Шеф был ошарашен. Он хмуро рассматривал справки, а я говорила, всхлипывая, что если он, Палыч, отберёт у меня пайковые, то мне конец. Вся надежда на него, Палыча. Он – мой единственный шанс родить здорового ребёнка, прокормить его и себя…
Родион Палыч испугался такой ответственности.
– Хорошо, – сказал он поспешно. – Пиши рапорт. Проси выплатить тебе задолженности. Опиши всё, что мне излагала. Сам Самыч тебя любит…
Покинув кабинет шефа, я отправилась к Гришке. Ввалилась в его каморку, упала Гришке на грудь – и зарыдала так, как будто мне не пообещали помощь, а, напротив, отняли всё! Я плакала от пережитого стресса и унижения; от страха, что мои старания окажутся напрасными и Сам Самыч, прочитав рапорт, ничего не даст… Я сама не понимала, отчего реву и никак не могу остановиться. А Гришка гладил меня по плечу и жалел.
– Ладно, – наконец сказал он, когда я ему всё выложила. – Ты давай пиши, а я проверю.
И уступил мне место за своим компьютером.
Вскоре я показала Гришке рапорт. В нём были красочно расписаны и угроза выкидыша, и патология плода, и мои собственные проблемы со здоровьем – а в конце приводилась целая бухгалтерская смета с расшифровкой затрат на моё лечение и комплектацию детского приданого.
Гришка сел за компьютер и принялся править текст. Там, где у меня было написано «необходим курс укрепляющих препаратов», Гришка приписал «три курса». Там, где упоминался дорогостоящий укол иммуноглобулина после рождения малыша (чтобы избавиться от антител в организме и родить последующих детей здоровыми), Гришка исправил на «пять-шесть дорогостоящих уколов».

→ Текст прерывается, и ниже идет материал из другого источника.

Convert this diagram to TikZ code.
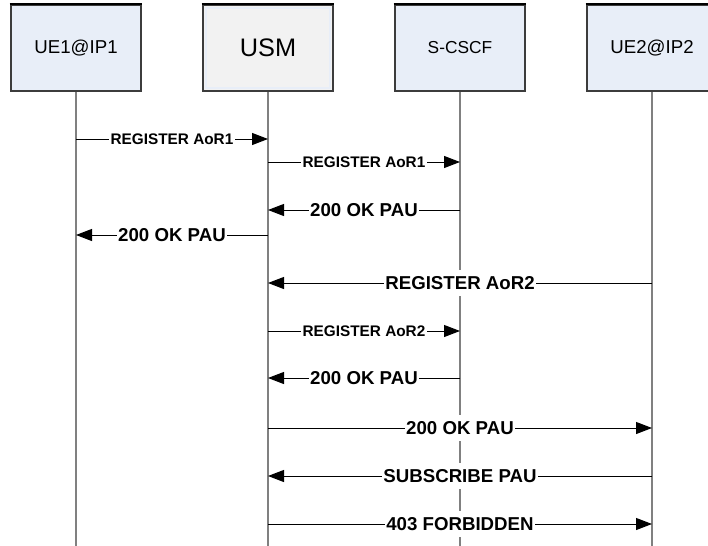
\documentclass[tikz,border=0pt]{standalone}
\usepackage{fontspec}
\setmainfont{Liberation Sans}
\usetikzlibrary{arrows.meta,positioning}
\definecolor{boxBlue}{RGB}{232,238,248}
\definecolor{boxGray}{RGB}{242,242,242}
\definecolor{lifeGray}{RGB}{128,128,128}
\definecolor{edgeGray}{RGB}{60,60,60}

\begin{document}
\begin{tikzpicture}[x=0.75pt,y=-0.75pt,
          actor/.style={rectangle, draw=edgeGray, line width=1.5pt, fill=boxBlue,
            minimum width=98pt, minimum height=64.5pt, inner sep=0pt,
            font=\fontsize{14}{16}\selectfont},
          life/.style={lifeGray, line width=1.5pt},
          msg/.style={-{Triangle[length=12pt,width=9pt]}, line width=0.75pt},
          lbl/.style={fill=white, inner xsep=1pt, inner ysep=5pt,
            font=\fontsize{14}{16}\selectfont\bfseries},
          slbl/.style={lbl, font=\fontsize{11.5}{13}\selectfont\bfseries}
        ]
          \clip (0,0) rectangle (708,546);
          \coordinate (bottom) at (0,546);
          % participants
          \node[actor] (ue1) at (76,48) {UE1@IP1};
          \node[actor, fill=boxGray, font=\fontsize{19}{21}\selectfont] (usm) at (268,48) {USM};
          \node[actor, font=\fontsize{13}{15}\selectfont] (cscf) at (460,48) {S-CSCF};
          \node[actor] (ue2) at (652,48) {UE2@IP2};
          \draw[boxBlue, line width=1.5pt] ([shift={(4,4)}]usm.north west) rectangle ([shift={(-4,-4)}]usm.south east);
          \foreach \n in {ue1,usm,cscf,ue2}
            \draw[black, line width=1.5pt] (\n.north west) -- (\n.north east);
          % lifelines
          \foreach \n in {ue1,usm,cscf,ue2}
            \draw[life] (\n.south) -- (\n.south |- bottom);
          % messages
          \draw[msg] (ue1 |- 0,139) -- node[slbl]{REGISTER AoR1} (usm |- 0,139);
          \draw[msg] (usm |- 0,162) -- node[slbl]{REGISTER AoR1} (cscf |- 0,162);
          \draw[msg] (cscf |- 0,210) -- node[lbl]{200 OK PAU} (usm |- 0,210);
          \draw[msg] (usm |- 0,235) -- node[lbl]{200 OK PAU} (ue1 |- 0,235);
          \draw[msg] (ue2 |- 0,283) -- node[lbl]{REGISTER AoR2} (usm |- 0,283);
          \draw[msg] (usm |- 0,331) -- node[slbl]{REGISTER AoR2} (cscf |- 0,331);
          \draw[msg] (cscf |- 0,378) -- node[lbl]{200 OK PAU} (usm |- 0,378);
          \draw[msg] (usm |- 0,428) -- node[lbl]{200 OK PAU} (ue2 |- 0,428);
          \draw[msg] (ue2 |- 0,476) -- node[lbl]{SUBSCRIBE PAU} (usm |- 0,476);
          \draw[msg] (usm |- 0,524) -- node[lbl]{403 FORBIDDEN} (ue2 |- 0,524);
        \end{tikzpicture}
\end{document}
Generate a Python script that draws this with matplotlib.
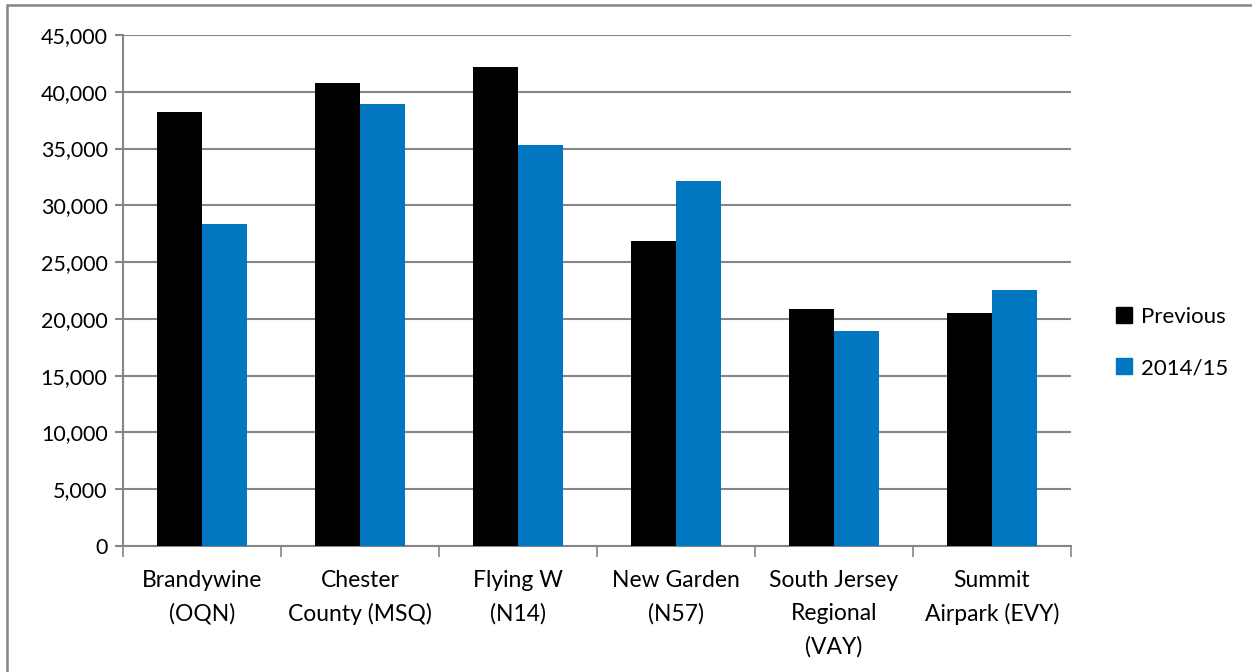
import numpy as np
import matplotlib.pyplot as plt
import matplotlib.lines as mlines
from matplotlib.patches import Rectangle
from matplotlib.ticker import FuncFormatter, FixedLocator

airports = ['Brandywine\n(OQN)', 'Chester\nCounty (MSQ)', 'Flying W\n(N14)',
            'New Garden\n(N57)', 'South Jersey\nRegional\n(VAY)', 'Summit\nAirpark (EVY)']
previous = [38200, 40770, 42200, 26850, 20900, 20500]
current = [28400, 38900, 35300, 32150, 18950, 22550]
series_names = ['Previous', '2014/15']

plt.rcParams['font.family'] = ['Lato', 'DejaVu Sans']

fig = plt.figure(figsize=(12.52, 6.72), dpi=100)
ax = fig.add_axes([0.0982, 0.1875, 0.757, 0.7604])

grid_c = '#868686'
x = np.arange(len(airports))
w = 0.285
ax.bar(x - w / 2, previous, w, color='black', zorder=3)
ax.bar(x + w / 2, current, w, color='#0077C0', zorder=3)

ax.set_xlim(-0.5, len(airports) - 0.5)
ax.set_ylim(0, 45000)
ax.set_yticks(np.arange(0, 45001, 5000))
ax.yaxis.set_major_formatter(FuncFormatter(lambda v, p: '{:,.0f}'.format(v)))
ax.yaxis.grid(True, color=grid_c, linewidth=1.5, zorder=0)

ax.set_xticks(x)
ax.set_xticklabels(airports, fontsize=16.5, linespacing=1.7, va='top')
ax.xaxis.set_minor_locator(FixedLocator(np.arange(-0.5, len(airports), 1)))
ax.tick_params(axis='x', which='major', length=0, pad=17)
ax.tick_params(axis='x', which='minor', length=8, width=1.2, color=grid_c)
ax.tick_params(axis='y', length=6, width=1.5, color=grid_c, labelsize=15.5, pad=5)

for s in ['top', 'right']:
    ax.spines[s].set_visible(False)
for s in ['left', 'bottom']:
    ax.spines[s].set_color(grid_c)
    ax.spines[s].set_linewidth(1.5)

handles = [mlines.Line2D([], [], color='black', marker='s', linestyle='None',
                         markersize=11, label=series_names[0]),
           mlines.Line2D([], [], color='#0077C0', marker='s', linestyle='None',
                         markersize=11, label=series_names[1])]
fig.legend(handles=handles, loc='center left', bbox_to_anchor=(0.882, 0.490),
           frameon=False, fontsize=16, handlelength=0.8, handletextpad=0.35,
           labelspacing=1.4, borderpad=0)

# outer chart border (clipped at right and bottom, as in the source)
fig.patches.append(Rectangle((7 / 1252, -0.1), 1.2, 1.1 - 4.5 / 672,
                             transform=fig.transFigure, fill=False,
                             edgecolor=grid_c, linewidth=1.8))

fig.savefig('out.png', dpi=100)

А потом, перечитав текст ещё раз, фыркнул:
– Вик, сколько же у тебя местоимений!
– А что? – удивилась я.
– А то!
И Гришка с чувством процитировал:
– Я, такая-то, такая-то, для решения проблем, связанных с моим здоровьем, и спасения жизни моего ребёнка, прошу выплатить мне мои задолженности… Мне, моё, я… Ты же психолог, блин! Давай отредактируем это. А то – нож к генералову горлу приставила и требуешь. Бедненькая… хворенькая…
И Гришка так захохотал, что в моём животе, проснувшись, заворочался мелкий Лёшка.
– Дурак ты, – обиделась я. – Как же тут без местоимений…
– Да тут ведь и без мата – никак, – заметил поуспокоившийся Гришка, продолжая веселиться. – Но, однако…
Однако он всё-таки заставил меня улыбнуться в тот день!
Рапорт мы отредактировали. Я отнесла его Родиону Палычу, тот «подмахнул» и отправил «наверх». Потом мы с Гришкой ещё выпили по чашке чаю, и я заторопилась домой: мама одна, её угнетает тишина в квартире. Алексей на дежурстве, он вообще поздно приходит теперь.
– Кстати, – спохватился Гришка, – чуть не забыл! Запиши телефон. Это мои друзья, у них мелкий подрос. Они дёшево продадут коляску и отдадут манеж, ванночку, два мешка детских вещей. Всё – импортное, там тёща челноком катается. Позвони, они ждут. А забирать я с Лёшкой поеду, один-то он всё это не дотащит.